Hash keys to nodes on a ring. Adding or removing a node only remaps ~1/N of keys — not the entire keyspace.


Why naive hashing fails#

The obvious approach — modulo hashing:

node = hash("user:123") % 4   → node 2

Add a 5th cache node:
node = hash("user:123") % 5   → node 3  ← different node!

Adding one node causes approximately 80% of all keys to map to different nodes. Every remapped key is a cache miss until it gets repopulated.
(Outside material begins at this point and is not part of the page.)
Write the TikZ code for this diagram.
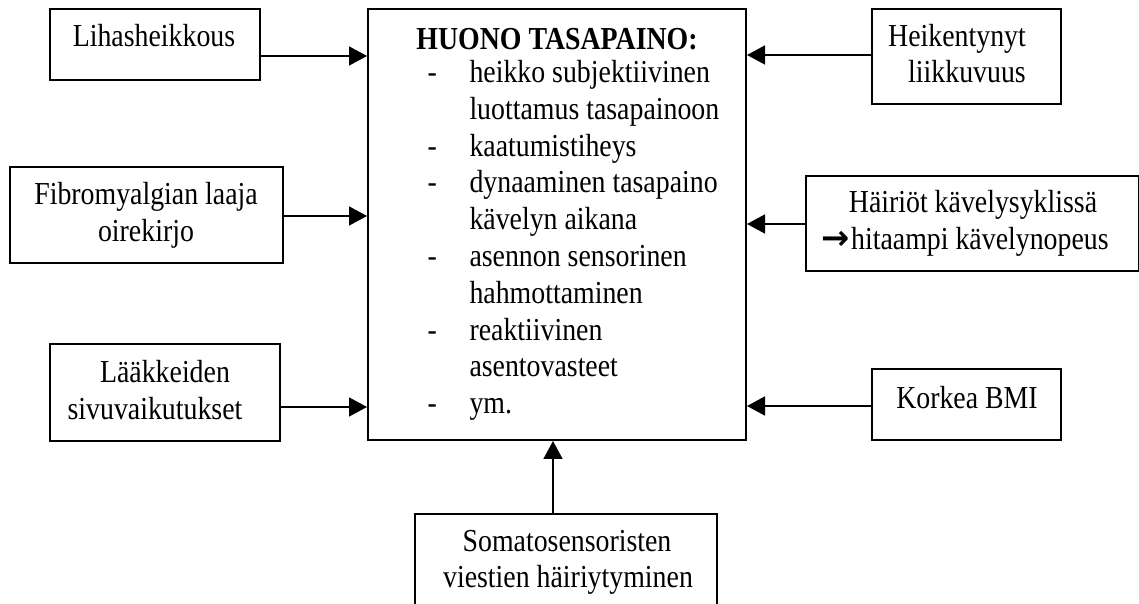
\documentclass[tikz,border=0pt]{standalone}
\usepackage{fontspec}
\setmainfont{Liberation Serif}[FakeStretch=0.87]
\newfontfamily\arrowfont{DejaVu Sans}
\usetikzlibrary{arrows.meta}
\begin{document}
\begin{tikzpicture}[x=0.4pt,y=-0.4pt,
  box/.style={draw, line width=0.8pt, rectangle, inner sep=0pt, anchor=north west},
  txt/.style={anchor=base, inner sep=0pt, font=\fontsize{12.8pt}{14.7pt}\selectfont},
  dashtxt/.style={txt, anchor=base west},
  itemtxt/.style={txt, anchor=base west},
  arr/.style={line width=0.65pt, -{Triangle[length=7.2pt,width=7.6pt]}}]
\clip (0,0) rectangle (1139,604);
\fill[white] (0,0) rectangle (1139,604);

% central box
\node[box, minimum width=378*0.4pt, minimum height=431*0.4pt] (main) at (367,8) {};
\node[txt, font=\fontsize{12.8pt}{14.7pt}\selectfont\bfseries] (title) at (557,50) {HUONO TASAPAINO:};
\node[dashtxt] (d1) at (427,83) {-};
\node[itemtxt] (i1a) at (469,83) {heikko subjektiivinen};
\node[itemtxt] (i1b) at (469,120) {luottamus tasapainoon};
\node[dashtxt] (d2) at (427,157) {-};
\node[itemtxt] (i2) at (469,157) {kaatumistiheys};
\node[dashtxt] (d3) at (427,193) {-};
\node[itemtxt] (i3a) at (469,193) {dynaaminen tasapaino};
\node[itemtxt] (i3b) at (469,230) {kävelyn aikana};
\node[dashtxt] (d4) at (427,267) {-};
\node[itemtxt] (i4a) at (469,267) {asennon sensorinen};
\node[itemtxt] (i4b) at (469,304) {hahmottaminen};
\node[dashtxt] (d5) at (427,341) {-};
\node[itemtxt] (i5a) at (469,341) {reaktiivinen};
\node[itemtxt] (i5b) at (469,377) {asentovasteet};
\node[dashtxt] (d6) at (427,414) {-};
\node[itemtxt] (i6) at (469,414) {ym.};

% boxes on the left
\node[box, minimum width=210*0.4pt, minimum height=71*0.4pt] (b1) at (49,8) {};
\node[txt] (t1) at (154,47) {Lihasheikkous};

\node[box, minimum width=273*0.4pt, minimum height=96*0.4pt] (b2) at (9,166) {};
\node[txt] (t2a) at (146,205) {Fibromyalgian laaja};
\node[txt] (t2b) at (146,242) {oirekirjo};

\node[box, minimum width=230*0.4pt, minimum height=97*0.4pt] (b3) at (49,343) {};
\node[txt] (t3a) at (165,383) {Lääkkeiden};
\node[txt] (t3b) at (155,420) {sivuvaikutukset};

% boxes on the right
\node[box, minimum width=189*0.4pt, minimum height=95*0.4pt] (b4) at (871,8) {};
\node[txt] (t4a) at (957,47) {Heikentynyt};
\node[txt] (t4b) at (967,83) {liikkuvuus};

\node[box, minimum width=333*0.4pt, minimum height=95*0.4pt] (b5) at (805,175) {};
\node[txt] (t5a) at (973,213) {Häiriöt kävelysyklissä};
\node[txt] (t5b) at (965,250) {{\arrowfont\bfseries\fontsize{13.5pt}{14.7pt}\selectfont →}\kern0.6pt hitaampi kävelynopeus};

\node[box, minimum width=189*0.4pt, minimum height=71*0.4pt] (b6) at (871,368) {};
\node[txt] (t6) at (967,409) {Korkea BMI};

% box below
\node[box, minimum width=302*0.4pt, minimum height=130*0.4pt] (b7) at (414,513) {};
\node[txt] (t7a) at (567,552) {Somatosensoristen};
\node[txt] (t7b) at (568,588) {viestien häiriytyminen};

% rows and column of the connectors
\coordinate (r1) at (0,56);
\coordinate (r2) at (0,216);
\coordinate (r3) at (0,407);
\coordinate (r4) at (0,55);
\coordinate (r5) at (0,224);
\coordinate (r6) at (0,406);
\coordinate (c7) at (553,0);

\draw[arr] (b1.east |- r1) -- (main.west |- r1);
\draw[arr] (b2.east |- r2) -- (main.west |- r2);
\draw[arr] (b3.east |- r3) -- (main.west |- r3);
\draw[arr] (b4.west |- r4) -- (main.east |- r4);
\draw[arr] (b5.west |- r5) -- (main.east |- r5);
\draw[arr] (b6.west |- r6) -- (main.east |- r6);
\draw[arr] (b7.north -| c7) -- (main.south -| c7);
\end{tikzpicture}
\end{document}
A cache miss at the moment of scaling means the DB absorbs the traffic that was previously served from cache.

Before scaling: DB handles 5% of traffic (cache absorbs 95%)
After adding node: ~80% of keys remap → mass cache miss
→ DB suddenly handles 80%+ of traffic → DB collapses

How consistent hashing works#

Place both nodes and keys on a conceptual ring (0 to 2³²). Each key is assigned to the first node clockwise from its hash position.

Ring with 4 nodes:
          Node A (hash: 50)
         /
0 ──────────────────── Node B (hash: 150)
         \
          Node D (hash: 350) ── Node C (hash: 250)
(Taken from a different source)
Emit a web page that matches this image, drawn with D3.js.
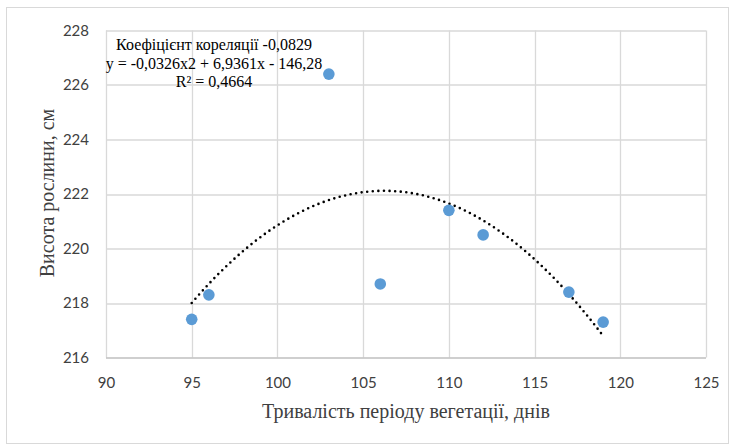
<!DOCTYPE html>
<html>
<head>
<meta charset="utf-8">
<script src="https://cdn.jsdelivr.net/npm/d3@7.9.0/dist/d3.min.js"></script>
<style>
  body { margin: 0; background: #fff; }
</style>
</head>
<body>
<div id="chart"></div>
<script>
"use strict";

// growing period, days
const days = [95, 96, 103, 106, 110, 112, 117, 119];
// plant height, cm
const heights = [217.4, 218.3, 226.4, 218.7, 221.4, 220.5, 218.4, 217.3];

const x_ticks = [90, 95, 100, 105, 110, 115, 120, 125];
const y_ticks = [216, 218, 220, 222, 224, 226, 228];

const note_lines = [
    "Коефіцієнт кореляції -0,0829",
    "y = -0,0326x2 + 6,9361x - 146,28",
    "R² = 0,4664"
];
const x_title = "Тривалість періоду вегетації, днів";
const y_title = "Висота рослини, см";

// least squares quadratic, same as the excel trendline
function quad_fit(xs, ys) {
    let s = [0, 0, 0, 0, 0], t = [0, 0, 0];
    for (let i = 0; i < xs.length; i++) {
        let p = 1;
        for (let k = 0; k < 5; k++) {
            s[k] += p;
            if (k < 3) t[k] += p * ys[i];
            p *= xs[i];
        }
    }
    // solve 3x3
    let m = [
        [s[0], s[1], s[2], t[0]],
        [s[1], s[2], s[3], t[1]],
        [s[2], s[3], s[4], t[2]]
    ];
    for (let c = 0; c < 3; c++) {
        for (let r = c + 1; r < 3; r++) {
            const f = m[r][c] / m[c][c];
            for (let k = c; k < 4; k++) m[r][k] -= f * m[c][k];
        }
    }
    let a = [0, 0, 0];
    for (let r = 2; r >= 0; r--) {
        let v = m[r][3];
        for (let k = r + 1; k < 3; k++) v -= m[r][k] * a[k];
        a[r] = v / m[r][r];
    }
    return (x) => a[0] + a[1] * x + a[2] * x * x;
}

const W = 732, H = 446;
const margin = { top: 30.5, right: 26, bottom: 88.5, left: 106 };
const width = W - margin.left - margin.right;
const height = H - margin.top - margin.bottom;

const svg = d3.select("#chart").append("svg")
    .attr("width", W)
    .attr("height", H);

// chart border
svg.append("rect")
    .attr("x", 6.5).attr("y", 7.5)
    .attr("width", W - 10).attr("height", H - 10)
    .attr("fill", "none")
    .attr("stroke", "#d9d9d9");

const g = svg.append("g")
    .attr("transform", `translate(${margin.left}, ${margin.top})`);

const x = d3.scaleLinear().domain([90, 125]).range([0, width]);
const y = d3.scaleLinear().domain([216, 228]).range([height, 0]);

// grid
g.selectAll("none")
    .data(x_ticks)
    .join("line")
    .attr("x1", (d) => Math.round(x(d)) + 0.5)
    .attr("x2", (d) => Math.round(x(d)) + 0.5)
    .attr("y1", 0)
    .attr("y2", height)
    .attr("stroke", "#d9d9d9")
    .attr("stroke-width", 1.3);

g.selectAll("none")
    .data(y_ticks)
    .join("line")
    .attr("x1", 0)
    .attr("x2", width)
    .attr("y1", (d) => Math.round(y(d)) + 0.5)
    .attr("y2", (d) => Math.round(y(d)) + 0.5)
    .attr("stroke", (d) => d === 216 ? "#bfbfbf" : "#d9d9d9")
    .attr("stroke-width", 1.3);

// axes labels
const x_axis = g.append("g")
    .attr("transform", `translate(0, ${height})`)
    .call(d3.axisBottom(x).tickValues(x_ticks).tickSize(0).tickPadding(20));
const y_axis = g.append("g")
    .call(d3.axisLeft(y).tickValues(y_ticks).tickSize(0).tickPadding(17));

for (const ax of [x_axis, y_axis]) {
    ax.select(".domain").remove();
    ax.selectAll("text")
        .attr("fill", "#404040")
        .style("font-family", "Lato, 'Open Sans', sans-serif")
        .style("font-size", "15px");
}

// trendline
const fit = quad_fit(days, heights);
const curve_x = d3.range(95, 119.001, 0.25);
const line = d3.line()
    .x((d) => x(d))
    .y((d) => y(fit(d)));

g.append("path")
    .datum(curve_x)
    .attr("d", line)
    .attr("fill", "none")
    .attr("stroke", "#000")
    .attr("stroke-width", 2.6)
    .attr("stroke-linecap", "round")
    .attr("stroke-dasharray", "0 5.6");

// points
g.selectAll("none")
    .data(days)
    .join("circle")
    .attr("cx", (d) => x(d))
    .attr("cy", (d, i) => y(heights[i]))
    .attr("r", 5.8)
    .attr("fill", "#5b9bd5");

// annotation
svg.selectAll("none")
    .data(note_lines)
    .join("text")
    .attr("x", 214)
    .attr("y", (d, i) => 50 + i * 18.5)
    .attr("text-anchor", "middle")
    .style("font-family", "'Liberation Serif', serif")
    .style("font-size", "16px")
    .attr("fill", "#000")
    .text((d) => d);

// titles
svg.append("text")
    .attr("x", margin.left + width / 2)
    .attr("y", 418)
    .attr("text-anchor", "middle")
    .style("font-family", "'Liberation Serif', serif")
    .style("font-size", "20px")
    .attr("fill", "#404040")
    .text(x_title);

svg.append("text")
    .attr("transform", `translate(54, ${193}) rotate(-90)`)
    .attr("text-anchor", "middle")
    .style("font-family", "'Liberation Serif', serif")
    .style("font-size", "20px")
    .attr("fill", "#404040")
    .text(y_title);
</script>
</body>
</html>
Key with hash 80  → first node clockwise → Node B
Key with hash 200 → first node clockwise → Node C
Key with hash 300 → first node clockwise → Node D

Add a 5th node (Node E, hash: 200) between Node B and Node C:

Before: ... Node B → Node C ...
After:  ... Node B → Node E → Node C ...

Only keys that were in the Node B → Node C slice (hash 150–250)
and now fall between Node B → Node E (hash 150–200) need to move.
Everything else → completely untouched ✓

~1/N of keys remapped instead of ~80% ✓

Virtual nodes — even distribution#

With few physical nodes, the arc sizes between them are uneven. One node might own 40% of the ring, another only 5%.

The fix: each physical node gets multiple positions on the ring (150-200 virtual nodes per physical node). Each physical node owns many small arcs scattered around the ring instead of one large arc.
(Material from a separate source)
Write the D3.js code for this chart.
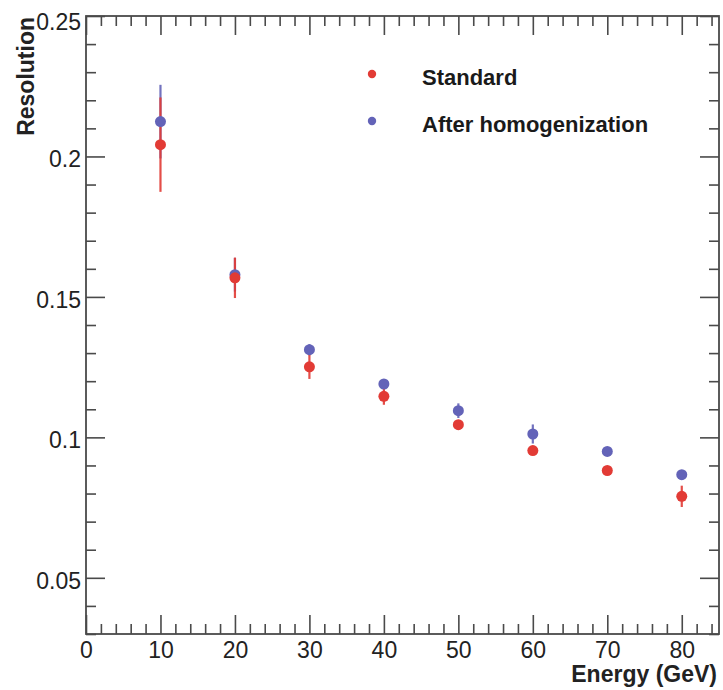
<!DOCTYPE html>
<html>
<head>
<meta charset="utf-8">
<script src="https://cdn.jsdelivr.net/npm/d3@7"></script>
<style>
  html, body { margin: 0; padding: 0; background: #fff; }
  svg { display: block; font-family: "Liberation Sans", Arial, Helvetica, sans-serif; }
</style>
</head>
<body>
<svg id="chart" width="723" height="690"></svg>
<script>
// Beam energies (GeV)
const energies = [10, 20, 30, 40, 50, 60, 70, 80];

// Energy resolution, standard calibration
const standardValues = [0.2042, 0.1568, 0.1251, 0.1146, 0.1045, 0.0953, 0.0882, 0.0790];
const standardErrors = [0.0168, 0.0072, 0.0043, 0.0030, 0.0010, 0.0010, 0.0010, 0.0038];

// Energy resolution after homogenization
const homogValues = [0.2124, 0.1579, 0.1312, 0.1190, 0.1095, 0.1012, 0.0950, 0.0867];
const homogErrors = [0.0131, 0.0060, 0.0020, 0.0015, 0.0026, 0.0034, 0.0012, 0.0015];

// Axis tick values and labels
const xMajorTicks = [0, 10, 20, 30, 40, 50, 60, 70, 80];
const xTickLabels = ["0", "10", "20", "30", "40", "50", "60", "70", "80"];
const yMajorTicks = [0.05, 0.1, 0.15, 0.2, 0.25];
const yTickLabels = ["0.05", "0.1", "0.15", "0.2", "0.25"];

const seriesNames = ["Standard", "After homogenization"];
const seriesColors = ["#e23b35", "#6363b8"];

const svg = d3.select("#chart");
const padLeft = 86, padRight = 719, padTop = 16, padBottom = 634;

const x = d3.scaleLinear().domain([0, 85]).range([padLeft, padRight]);
const y = d3.scaleLinear().domain([0.03, 0.25]).range([padBottom, padTop]);

const xMinor = d3.range(0, 85.001, 2).filter(v => v % 10 !== 0);
const yMinor = d3.range(0.03, 0.2501, 0.01).map(v => +v.toFixed(3)).filter(v => Math.round(v * 1000) % 50 !== 0);

const axisColor = "#4a4a4a";
const majorLen = 19, minorLen = 10;

function styleAxis(g) {
  g.select(".domain").remove();
  g.selectAll(".tick line").attr("stroke", axisColor).attr("stroke-width", 1.6);
}

// Bottom axis: major ticks with labels, inward-pointing
const gxb = svg.append("g").attr("transform", `translate(0,${padBottom})`)
  .call(d3.axisBottom(x).tickValues(xMajorTicks).tickSize(-majorLen).tickPadding(8)
        .tickFormat((d, i) => xTickLabels[i]));
styleAxis(gxb);
gxb.selectAll(".tick text").attr("font-size", 23).attr("fill", "#222")
  .attr("font-family", "Liberation Sans, Arial, sans-serif");

svg.append("g").attr("transform", `translate(0,${padBottom})`)
  .call(d3.axisBottom(x).tickValues(xMinor).tickSize(-minorLen).tickFormat(""))
  .call(styleAxis);

// Top axis: ticks only
svg.append("g").attr("transform", `translate(0,${padTop})`)
  .call(d3.axisTop(x).tickValues(xMajorTicks).tickSize(-majorLen).tickFormat(""))
  .call(styleAxis);
svg.append("g").attr("transform", `translate(0,${padTop})`)
  .call(d3.axisTop(x).tickValues(xMinor).tickSize(-minorLen).tickFormat(""))
  .call(styleAxis);

// Left axis with labels
const gyl = svg.append("g").attr("transform", `translate(${padLeft},0)`)
  .call(d3.axisLeft(y).tickValues(yMajorTicks).tickSize(-majorLen).tickPadding(5)
        .tickFormat((d, i) => yTickLabels[i]));
styleAxis(gyl);
gyl.selectAll(".tick text").attr("font-size", 23).attr("fill", "#222")
  .attr("font-family", "Liberation Sans, Arial, sans-serif")
  .attr("dy", (d) => d === 0.25 ? "0.6em" : "0.45em");

svg.append("g").attr("transform", `translate(${padLeft},0)`)
  .call(d3.axisLeft(y).tickValues(yMinor).tickSize(-minorLen).tickFormat(""))
  .call(styleAxis);

// Right axis: ticks only
svg.append("g").attr("transform", `translate(${padRight},0)`)
  .call(d3.axisRight(y).tickValues(yMajorTicks).tickSize(-majorLen).tickFormat(""))
  .call(styleAxis);
svg.append("g").attr("transform", `translate(${padRight},0)`)
  .call(d3.axisRight(y).tickValues(yMinor).tickSize(-minorLen).tickFormat(""))
  .call(styleAxis);

// Frame
svg.append("rect")
  .attr("x", padLeft).attr("y", padTop)
  .attr("width", padRight - padLeft).attr("height", padBottom - padTop)
  .attr("fill", "none").attr("stroke", axisColor).attr("stroke-width", 1.8);

// Axis titles
svg.append("text")
  .attr("x", padRight - 2).attr("y", 682)
  .attr("text-anchor", "end")
  .attr("font-size", 23).attr("font-weight", "bold").attr("fill", "#222")
  .text("Energy (GeV)");

svg.append("text")
  .attr("transform", `translate(34,${padTop + 1}) rotate(-90)`)
  .attr("text-anchor", "end")
  .attr("font-size", 23).attr("font-weight", "bold").attr("fill", "#222")
  .text("Resolution");

// Data series
const series = [
  { name: seriesNames[1], color: seriesColors[1], vals: homogValues, errs: homogErrors },
  { name: seriesNames[0], color: seriesColors[0], vals: standardValues, errs: standardErrors }
];

const plot = svg.append("g");

// Error bars first, then markers on top
series.forEach(s => {
  plot.append("g").selectAll("line")
    .data(energies)
    .join("line")
    .attr("x1", d => x(d)).attr("x2", d => x(d))
    .attr("y1", (d, i) => y(s.vals[i] + s.errs[i]))
    .attr("y2", (d, i) => y(s.vals[i] - s.errs[i]))
    .attr("stroke", s.color).attr("stroke-width", 2.2).attr("opacity", 0.9);
});
series.forEach(s => {
  plot.append("g").selectAll("circle")
    .data(energies)
    .join("circle")
    .attr("cx", d => x(d))
    .attr("cy", (d, i) => y(s.vals[i]))
    .attr("r", 5.5)
    .attr("fill", s.color);
});

// Legend
const legend = svg.append("g");
const legendItems = [
  { name: seriesNames[0], color: seriesColors[0], y: 74 },
  { name: seriesNames[1], color: seriesColors[1], y: 121 }
];
legendItems.forEach(it => {
  legend.append("circle").attr("cx", 372).attr("cy", it.y).attr("r", 4.2).attr("fill", it.color);
  legend.append("text")
    .attr("x", 422).attr("y", it.y + 11)
    .attr("font-size", 22).attr("font-weight", "bold").attr("fill", "#1a1a1a")
    .text(it.name);
});
</script>
</body>
</html>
Physical Node A → virtual positions at hash: 23, 87, 156, 234, 312, ...
Physical Node B → virtual positions at hash: 45, 112, 189, 267, 389, ...

When Node A is removed, its keys are distributed across all remaining nodes proportionally — no single node absorbs the full load.

Interview answer

"I'd use consistent hashing so adding or removing cache nodes only remaps ~1/N of keys instead of causing a mass cache miss that hammers the DB."